Later on, people were theorizing on Twitter that it was part of the college's monthly performance series, so there's a bunch of gray hairs that go to them and maybe that helped explain the oddness. Dessa was actually worried a bit about the crowd, hence the people talking about it with her, etc.

Ouch on the tour shirt. And I thought my U2 one from All That You Can't Leave Behind was bad. I don't recall exactly how high it was, but it wasn't nearly that much. I know you guys make money from t-shirt sales, but come on. You can't tell me they aren't quadrupling their money even at $40.

That comment about In Rainbows cracks me up. They do almost seem like they want to avoid being too accessible, the way their albums change so much. I was reading Yorke or another band member saying they're just influenced by lots of types of music and shift that way, but... they're way too good just to be following whims.

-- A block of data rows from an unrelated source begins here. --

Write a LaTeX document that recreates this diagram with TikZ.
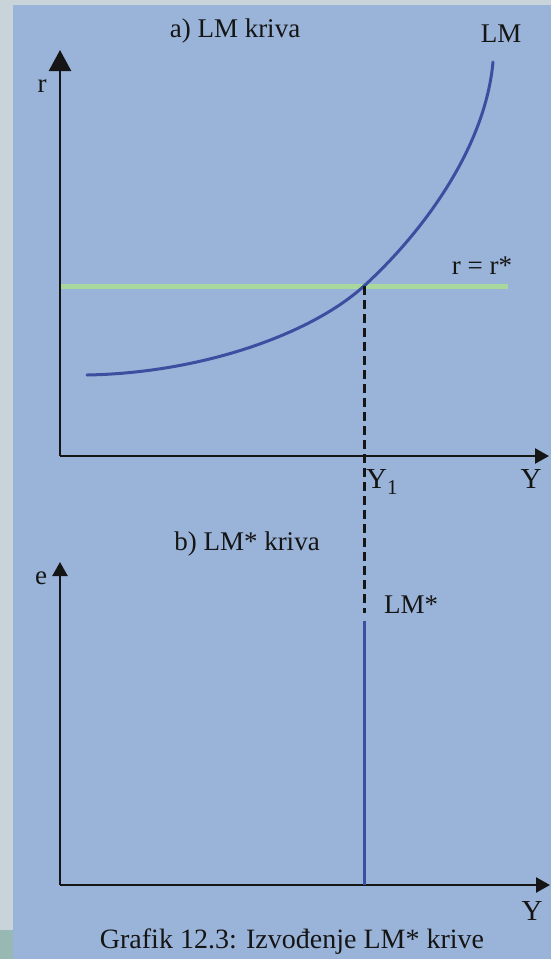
\documentclass[tikz,border=0pt]{standalone}
\usepackage{fontspec}
\setmainfont{Liberation Serif}
\usetikzlibrary{arrows.meta}
\definecolor{greyc}{HTML}{C9D4DA}
\definecolor{bluebg}{HTML}{9AB3D8}
\definecolor{tealc}{HTML}{98B8B4}
\definecolor{curveblue}{HTML}{3B4FA0}
\definecolor{greenl}{HTML}{A8D89C}
\definecolor{ink}{HTML}{151515}
\begin{document}
\begin{tikzpicture}[x=1pt,y=-1pt,
 axis/.style={line width=2.4pt, draw=ink},
 bigtip/.style={-{Triangle[length=21pt,width=22pt]}},
 smalltip/.style={-{Triangle[length=14pt,width=15pt]}},
 lbl/.style={font=\fontsize{27}{30}\selectfont, inner sep=0pt, anchor=base, text=ink},
 biglbl/.style={font=\fontsize{29}{32}\selectfont, inner sep=0pt, anchor=base, text=ink}]
\useasboundingbox (0,0) rectangle (551,959);
\fill[greyc] (0,0) rectangle (551,959);
\fill[bluebg] (13,5) rectangle (551,959);
\fill[tealc] (0,930) rectangle (13,959);

% top panel coordinates
\coordinate (o1) at (60,456);
\coordinate (r1) at (60,50);
\coordinate (y1) at (549,456);
\coordinate (gL) at (60,286);
\coordinate (gR) at (508,286);
\coordinate (ip) at (364,286);
\coordinate (dEnd) at (364,613);
\coordinate (cS) at (87,375);
\coordinate (cE) at (493,62);

% bottom panel coordinates
\coordinate (o2) at (60,885);
\coordinate (e2) at (60,562);
\coordinate (y2) at (550,885);
\coordinate (lmTop) at (364,621);
\coordinate (lmBot) at (364,885);

% green line r = r*
\draw[greenl, line width=5pt] (gL) -- (gR);

% LM curve
\draw[curveblue, line width=3pt, line cap=round]
 (cS) .. controls (200,373) and (310,335) .. (ip)
      .. controls (420,235) and (485,150) .. (cE);

% dashed line
\draw[ink, line width=3pt, dash pattern=on 9pt off 5pt] (ip) -- (dEnd);

% top axes
\draw[axis, bigtip] (o1) -- (r1);
\draw[axis, smalltip] (o1) -- (y1);

% bottom axes
\draw[axis, smalltip] (o2) -- (e2);
\draw[axis, smalltip] (o2) -- (y2);

% LM* vertical line
\draw[curveblue, line width=3pt] (lmTop) -- (lmBot);

% labels
\node[lbl] (ta) at (235,37) {a) LM kriva};
\node[lbl] (tlm) at (501,42) {LM};
\node[lbl] (tr) at (42,92) {r};
\node[lbl] (trr) at (482,274) {r = r*};
\node[biglbl, anchor=base west] (tY1) at (366,488) {Y\raisebox{-6pt}{\fontsize{21}{21}\selectfont 1}};
\node[biglbl] (tY) at (531,488) {Y};
\node[lbl] (tb) at (247,550) {b) LM* kriva};
\node[lbl] (te) at (41,584) {e};
\node[lbl] (tlms) at (411,613) {LM*};
\node[biglbl] (tY2) at (532,920) {Y};
\node[font=\fontsize{28}{30}\selectfont, inner sep=0pt, anchor=base, text=ink] (cap) at (292,948) {Grafik 12.3: Izvođenje LM* krive};
\end{tikzpicture}
\end{document}
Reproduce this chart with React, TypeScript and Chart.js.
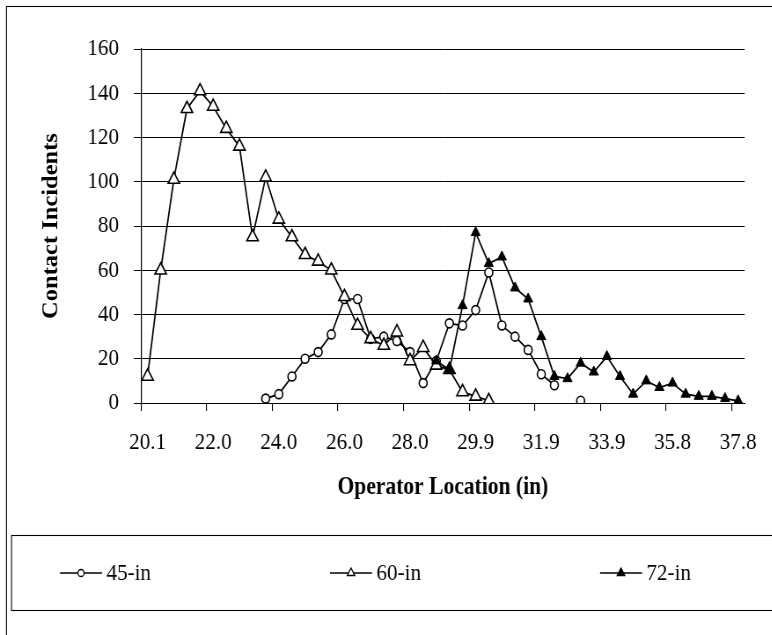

I wasn't big on Amnesiac (though I admittedly haven't listened to it much), but I did like Kid A and Hail to the Thief a lot. I think "There There" from Hail to the Thief is one of my favorite Radiohead songs. So I'll still want to see where they went with the two most recent, even if they are different.
Considering how heavily hip-hop influenced Dessa's music is, the fact that people were standing still at her show is maddening.
It seems like $35-$40 is the average for a decently well-known band. I've seen U2 twice in an eight year span, and paid $40 both times for a shirt. That Radiohead one was apparently made out of recycled tires or plastic bottles or some-such nonsense, which was the apparent explanation for the ridiculously high price. I could not bring myself to pay for one. Looks like they're going for even more now on EBay (>$90!). Crazy. Looking forward to your opinions on the rest of these albums.